Abstract - Art Therapy in Family Counseling for schizophernics

Author: Kwiatkowska, H. Y. (2001). FAMILY ART THERAPY: Experiments with a New Technique. American Journal of Art Therapy; Aug2001, Vol. 40 Issue 1, p27

Purpose: To explore the use of art as a means of communication and self-expression within the family group. Is the schizophrenic patient's family different from other families, and if so, how does it differ?

Subjects: On a small psychiatric unit the patients, young adults or late adolescents (schizophrenics and non-schizophrenics), are hospitalized.

Procedure: Conjoint family psychotherapy sessions twice weekly (patient, parents, and siblings), in certain cases regular weekly sessions of parents with social workers, psychological tests, and family art therapy. Besides this, in most cases, the patient is seen in individual psychotherapy by one of the psychiatrists who also sees him with his family.

Results: We experimented with several approaches to the structure of these sessions. Families (that) were seen from the beginning as a group of all the available members including the patient (were) much more successful. Only for particular reasons such as disruptiveness, resistance, or need for support was one of the members of the family seen alone.
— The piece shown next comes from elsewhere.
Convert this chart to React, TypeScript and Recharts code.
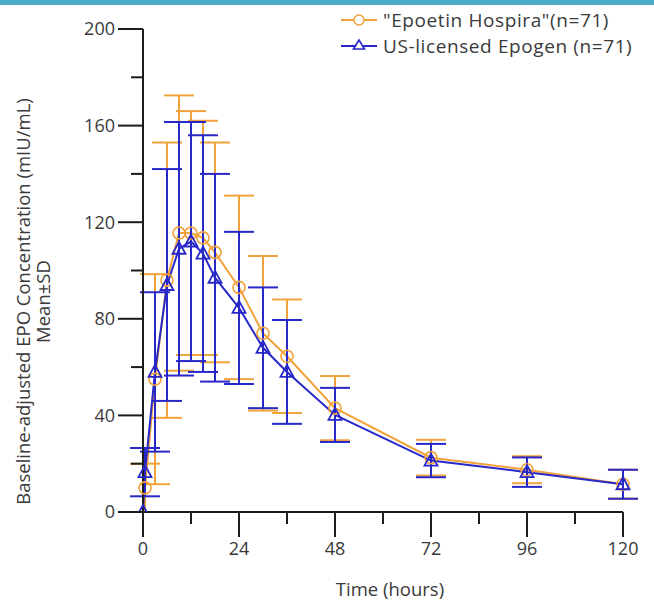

If individual sessions arc too readily used in the face of every difficulty, the goal of understanding and working therapeutically with the family as a whole is impaired. Sometimes a directive approach is helpful, especially when the suggestions are given to the entire group. Although specific instructions are never given, the art therapist may suggest a new medium, or an experiment in which the entire group has to take part. In family art therapy as in family psychotherapy, the emphasis is always on spontaneous self-expression. One of these is the well-known scribble technique, used with the families in a special way. The family is less guarded than in the verbal situation; the groupings, the dependency of one member on another, become obvious in the choice of places, media and subjects. Anger and hostility are expressed without such an intense feeling of guilt; family members are often able to accept their real perception of themselves and perceive the other members of the family through their art projections as different from their habitual stereotyped images of one another. The similarity of the patterns of thought and perception in the schizophrenic patient, his parents and siblings, which were observed repeatedly in different sets of families. Frequently a parent, whose perception of reality seems quite appropriate, goes along with the bizarre, fragmented productions of the other parent and of the patient.

Conclusions: Working with family groups promises a valuable and exciting new role for art therapy. It is as yet too early to evaluate its future development. However, intensive study of the art productions and recordings of the sessions continues to bring forth new and creative ways of viewing the family of the schizophrenic.

Remarks: This was a very interesting article. I found the implications that schizophrenia may be brought on by a family social construct enlightening, as was the dynamics between therapist and family in regards to getting attention.